Solomon Muyita, the Uganda Judiciary senior communications officer said they had not yet received a copy of the report but added that the judiciary has a zero-tolerance policy on corruption.
“Any body found engaging in acts of corruption is subjected to a disciplinary process and we have had cases where officials found culpable have been given punishments including discontinuation from service,” he explained.
Muyita said the office of the Chief Justice early this year put up toll free lines; 0776709100, 0703707085 and 0794702085 through which members of the public can register their complaints against judicial corrupt officers.
“If we follow up the complaint and find substance in evidence adduced by the complainant, the officer is suspended to allow the disciplinary process take its course,” he said, adding that they have also started installing cameras in court registries to monitor the conduct of officers.
Attempts to get a comment from the Anti- Corruption Coalition Uganda executive director, Cissy Kagaba, on the report were futile.
Besides Uganda, corruption findings from Burundi, Tanzania and Kenya were included in the East African region. When respondents were asked how the Ugandan government was faring in the fight against corruption, 69% said it was doing badly while 26% said it was doing well.
In Kenya 70% said government was doing badly compared to 27% who said it was doing well. In Burundi, 68% said government was doing badly while 27% said it was doing well. In Tanzania, 58% said government was doing badly while 37% said it was doing well.
Kenya and Uganda were found to have bribery rates that are far higher than the East African regional average. Some 38% of the public service users paid a bribe in the last 12 months. The number was 37% in Kenya, 25% in Tanzania and 14% in Burundi.
Between 16-30% of Ugandans pay for services from Police and courts of law just like it the case in Burundi.
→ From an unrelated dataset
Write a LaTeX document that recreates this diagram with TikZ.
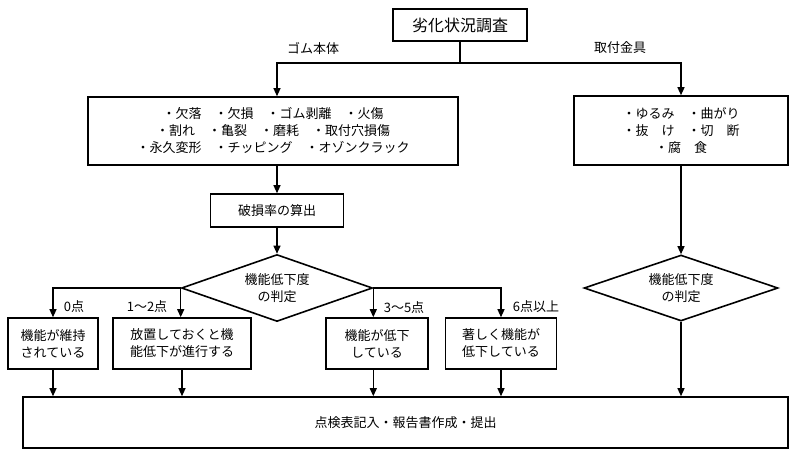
\documentclass[tikz,border=0pt]{standalone}
\usepackage{fontspec}
\setmainfont{Noto Sans CJK JP}
\usetikzlibrary{shapes.geometric,arrows.meta}

\begin{document}
\begin{tikzpicture}[x=1pt,y=-1pt,
  box/.style={draw, rectangle, line width=1.6pt, inner sep=0pt, align=center,
    font=\fontsize{13}{17}\selectfont},
  decide/.style={draw, diamond, aspect=2.9, line width=1.6pt, inner sep=0pt, align=center,
    font=\fontsize{13}{17}\selectfont},
  arr/.style={-{Triangle[length=8pt,width=7pt]}, line width=1.2pt},
  lbl/.style={font=\fontsize{13}{16}\selectfont}]
\useasboundingbox (0,0) rectangle (800,464);

% Start
\node[box, minimum width=134, minimum height=32, font=\fontsize{16}{19}\selectfont] (survey) at (460,25) {劣化状況調査};
\coordinate (fork) at (460,63);

% Rubber body
\node[box, minimum width=370, minimum height=68] (rubber) at (273,131)
  {・欠落　・欠損　・ゴム剥離　・火傷\\・割れ　・亀裂　・磨耗　・取付穴損傷\\・永久変形　・チッピング　・オゾンクラック};
\node[box, minimum width=133, minimum height=33] (rate) at (277,210.5) {破損率の算出};
\node[decide, minimum width=191, minimum height=67] (judge) at (277,288) {機能低下度\\の判定};

% Fittings
\node[box, minimum width=214, minimum height=69] (metal) at (681,130.5)
  {・ゆるみ　・曲がり\\・抜　け　・切　断\\・腐　食};
\node[decide, minimum width=194, minimum height=66] (judge2) at (681,288) {機能低下度\\の判定};

% Results
\node[box, minimum width=90, minimum height=51] (ok) at (53,343.5) {機能が維持\\されている};
\node[box, minimum width=138, minimum height=51] (keep) at (182,343.5) {放置しておくと機\\能低下が進行する};
\node[box, minimum width=102, minimum height=51] (low) at (377,343.5) {機能が低下\\している};
\node[box, minimum width=111, minimum height=51] (severe) at (501,343.5) {著しく機能が\\低下している};

% End
\node[box, minimum width=765, minimum height=51] (report) at (405.5,422.5) {点検表記入・報告書作成・提出};

% Labels
\node[lbl] (lrubber) at (313,48) {ゴム本体};
\node[lbl] (lmetal) at (620,48) {取付金具};
\node[lbl] (l0) at (74,307) {0点};
\node[lbl] (l12) at (147,307) {1～2点};
\node[lbl] (l35) at (404,308) {3～5点};
\node[lbl] (l6) at (536,307) {6点以上};

% Connectors
\draw[line width=1.2pt] (survey) -- (fork);
\draw[arr] (fork) -| (rate |- rubber.north);
\draw[arr] (fork) -| (metal.north);
\draw[arr] (rate |- rubber.south) -- (rate);
\draw[arr] (rate) -- (judge);
\draw[arr] (metal) -- (judge2);
\draw[arr] (judge.west) -| (ok.north);
\draw[arr] (judge.west) -- (judge.west |- keep.north);
\draw[arr] (judge.east) -- (judge.east |- low.north);
\draw[arr] (judge.east) -| (severe.north);
\draw[arr] (ok) -- (ok |- report.north);
\draw[arr] (keep) -- (keep |- report.north);
\draw[arr] (judge.east |- low.south) -- (judge.east |- report.north);
\draw[arr] (severe) -- (severe |- report.north);
\draw[arr] (judge2) -- (judge2 |- report.north);
\end{tikzpicture}
\end{document}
Kenyans who paid for the same services were ranging between 46-60% while Tanzanians were at 31-45%. Transparency International’s report for 2014 showed that Kenya and Uganda had the highest proportion of respondents, 31% and 46% respectively, saying they paid a bribe as the only way to access services.
In this year’s report, a total of 47% of Ugandans believe ordinary people can make a difference in the fight against corruption, 58% in Kenya, 55% in Tanzania and 54% in Burundi.
Hatchile Consult Limited carried out the 2015 survey in Uganda on a sample size of 2,400 respondents while the Institute for Development Studies, University of Nairobi, did it in Kenya on a sample size of 2,397. In Tanzania, REPOA Policy Research for Development did the survey on a sample of 2,386 while GRADIS did it in Burundi on a sample of 1,200.
In the Sub-Saharan Africa region, more than people 43,000 were interviewed in 28 states and generally, business executives are the most corrupt group in Africa after police officers, indicates the survey which was also reported about by the British Broadcasting Corporation (BBC).
This is the first time its annual survey ranked businessmen as highly corrupt, Transparency International said. Abuses of power increase poverty and deprive people of basic needs, the anti-corruption watchdog warned.
Poor people were hardest hit as they were almost twice as likely to pay a bribe compared with the more affluent, the BBC reported. Corruption rose in Africa over the past year, with about 75 million of people paying bribes over the last year, the survey said.
The majority of those surveyed - 58% - said that corruption had increased over the past year. Some of these were to escape punishment by the police or courts, but many people were forced to pay "to get access to the basic services that they desperately need."